Il Consiglio di Stato, con l’ordinanza n. 3553 dell’11 giugno 2018, ha chiesto l’intervento della Corte di Giustizia dell’Unione Europea affinché sia chiarito se le limitazioni quantitative al subappalto, previste dal legislatore nazionale nell’articolo 118, commi 2 e 4, del previgente d.lgs. 163/2006 (ed attualmente nell’art. 105 del d.lgs. 50/2016), siano conformi ai principi sanciti a livello europeo.

Secondo la previsione contenuta nell’articolo 118, commi 2 e 4, del d.lgs. 163/2006, il subappalto non può superare la quota del 30% dell’importo complessivo del contratto e l’affidatario deve praticare, per le prestazioni affidate in subappalto, gli stessi prezzi unitari risultanti dall’aggiudicazione, con un ribasso non superiore al venti per cento.

Tale formulazione, peraltro, è stata ripresa anche dalla norma contenuta nel nuovo codice degli appalti, ex art. 105, commi 2 e 14, d.lgs. 50/2016.

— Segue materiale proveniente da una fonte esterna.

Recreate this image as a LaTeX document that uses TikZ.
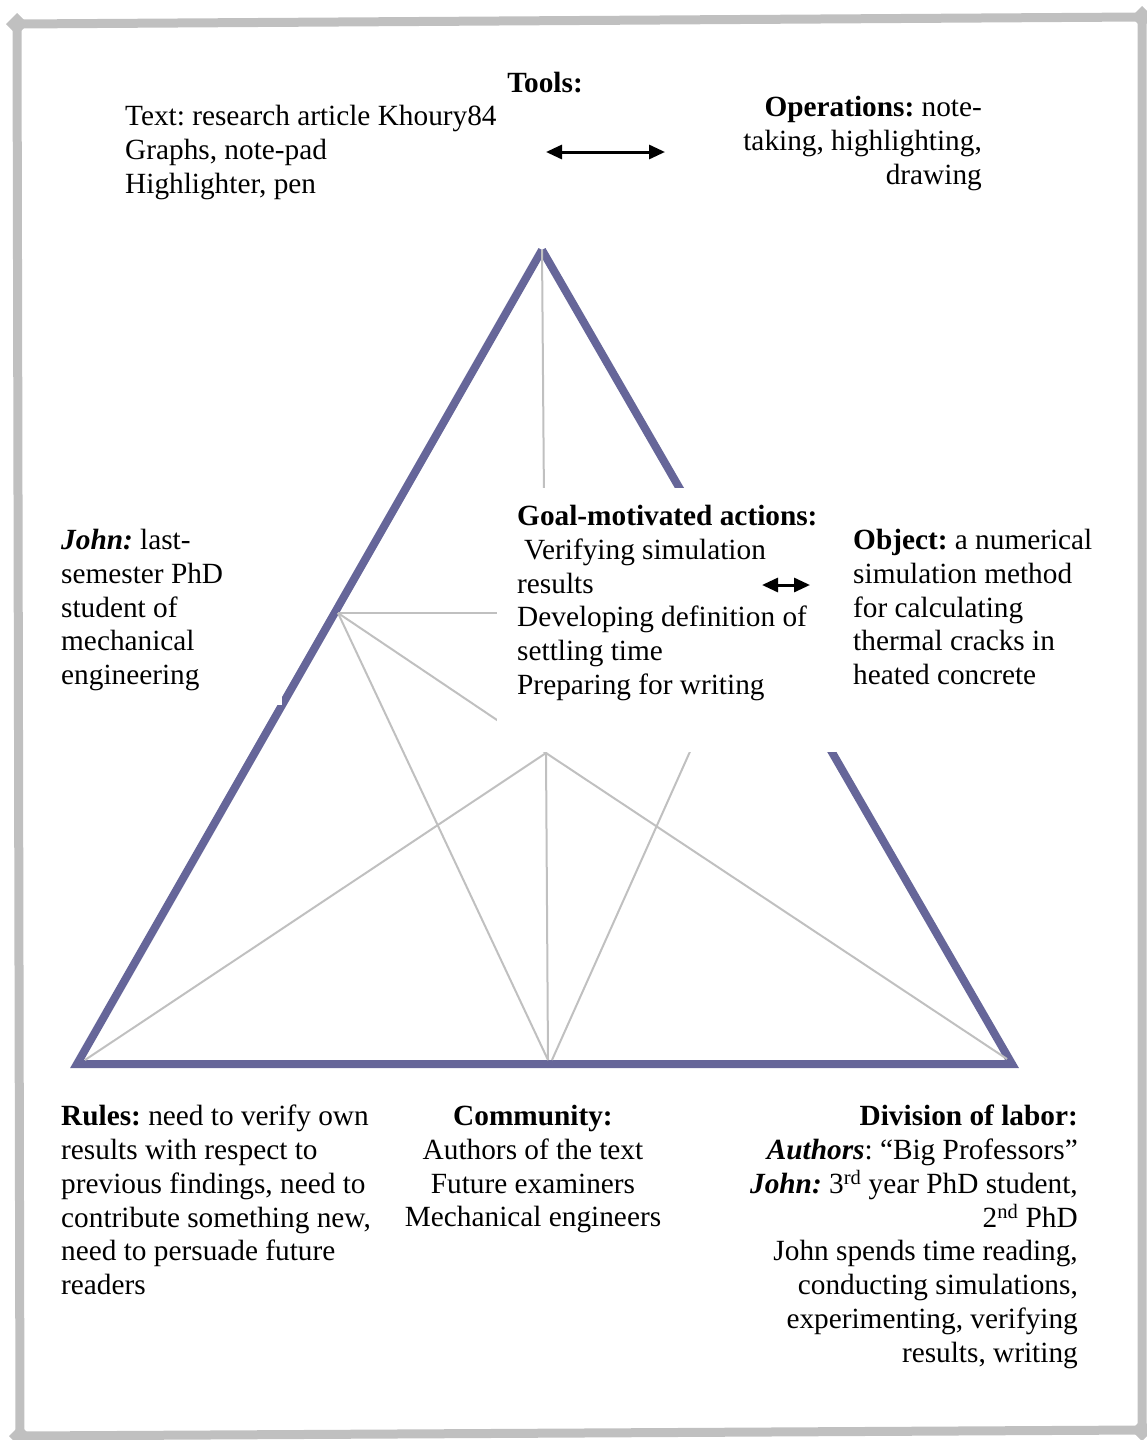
\documentclass[tikz,border=0pt]{standalone}
\usepackage{fontspec}
\setmainfont{Liberation Serif}
\usetikzlibrary{arrows.meta}
\definecolor{framegray}{HTML}{C0C0C0}
\definecolor{triblue}{HTML}{666699}
\frenchspacing
\begin{document}
\begin{tikzpicture}[x=1pt,y=-1pt,
  txt/.style={inner sep=0pt, font=\fontsize{29.3}{33.75}\selectfont},
  frameline/.style={draw=framegray, line width=9pt, line join=miter},
  corner/.style={fill=framegray},
  edge/.style={draw=triblue, line width=8pt, line join=miter},
  spoke/.style={draw=framegray, line width=2pt},
  mask/.style={fill=white, draw=none},
  biarrow/.style={line width=3pt, {Triangle[length=16pt,width=14pt]}-{Triangle[length=16pt,width=14pt]}}
]
\useasboundingbox (0,0) rectangle (1147,1440);

% outer frame with small diamond corners
\draw[frameline] (17,24) -- (1142,17) -- (1142,1430) -- (20,1436) -- cycle;
\fill[corner] (17,13) -- (28,24) -- (17,35) -- (6,24) -- cycle;
\fill[corner] (1142,6) -- (1153,17) -- (1142,28) -- (1131,17) -- cycle;
\fill[corner] (1142,1419) -- (1153,1430) -- (1142,1441) -- (1131,1430) -- cycle;
\fill[corner] (20,1425) -- (31,1436) -- (20,1447) -- (9,1436) -- cycle;

% triangle vertices and inner points
\coordinate (A)  at (542,250);
\coordinate (BL) at (77,1064);
\coordinate (BR) at (1012,1064);
\coordinate (PL) at (338,613);
\coordinate (PR) at (752,613);
\coordinate (C)  at (546,753);
\coordinate (M)  at (548,1060);
\coordinate (M2) at (552,1060);
\coordinate (BLi) at (85,1060);
\coordinate (BRi) at (1007,1059);

% main triangle
\draw[edge] (A) -- (BR) -- (BL) -- (A);

% inner connecting lines
\draw[spoke] (A) -- (C);
\draw[spoke] (PL) -- (PR);
\draw[spoke] (PL) -- (C);
\draw[spoke] (PL) -- (M);
\draw[spoke] (C) -- (BLi);
\draw[spoke] (C) -- (M);
\draw[spoke] (C) -- (BRi);
\draw[spoke] (PR) -- (M2);

% white text backgrounds
\fill[mask] (50,520) rectangle (282,705);
\fill[mask] (497,488) rectangle (840,752);

% texts
\node[txt, anchor=base] (tools) at (545,92) {\textbf{Tools:}};
\node[txt, align=left, anchor=north west] (toolitems) at (125,105)
  {Text: research article Khoury84\\Graphs, note-pad\\Highlighter, pen};
\node[txt, align=right, anchor=north east] (ops) at (982,96)
  {\textbf{Operations:} note-\\taking, highlighting,\\drawing};
\node[txt, align=left, anchor=north west] (subject) at (61,529)
  {\textbf{\textit{John:}} last-\\semester PhD\\student of\\mechanical\\engineering};
\node[txt, align=left, anchor=north west] (goal) at (517,505)
  {\textbf{Goal-motivated actions:}\\\hspace*{7pt}Verifying simulation\\results\\Developing definition of\\settling time\\Preparing for writing};
\node[txt, align=left, anchor=north west] (object) at (853,529)
  {\textbf{Object:} a numerical\\simulation method\\for calculating\\thermal cracks in\\heated concrete};
\node[txt, align=left, anchor=north west] (rules) at (61,1105)
  {\textbf{Rules:} need to verify own\\results with respect to\\previous findings, need to\\contribute something new,\\need to persuade future\\readers};
\node[txt, align=center, anchor=north] (community) at (533,1105)
  {\textbf{Community:}\\Authors of the text\\Future examiners\\Mechanical engineers};
\node[txt, align=right, anchor=north east] (division) at (1078,1105)
  {\textbf{Division of labor:}\\\textbf{\textit{Authors}}: “Big Professors”\\\textbf{\textit{John:}} 3\textsuperscript{rd} year PhD student,\\2\textsuperscript{nd} PhD\\John spends time reading,\\conducting simulations,\\experimenting, verifying\\results, writing};

% arrows
\coordinate (ta) at (546,152);
\coordinate (tb) at (665,152);
\draw[biarrow] (ta) -- (tb);
\coordinate (oa) at (762,585);
\coordinate (ob) at (810,585);
\draw[biarrow] (oa) -- (ob);
\end{tikzpicture}
\end{document}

A tal proposito si ricorda che anche su tale disposizione il Tar Lombardia, con ordinanza n. 148/2018, ha proposto una analoga questione pregiudiziale, chiedendo alla Corte di Giustizia di fornire risposta al dubbio relativo alla possibile violazione dei principi di libertà di stabilimento (art. 49 TFUE), di libera prestazione dei servizi (art. 56 TFUE) e di proporzionalità, nonché dell’art. 71, Direttiva 2014/24/UE, che non prevede alcun limite per il subappalto.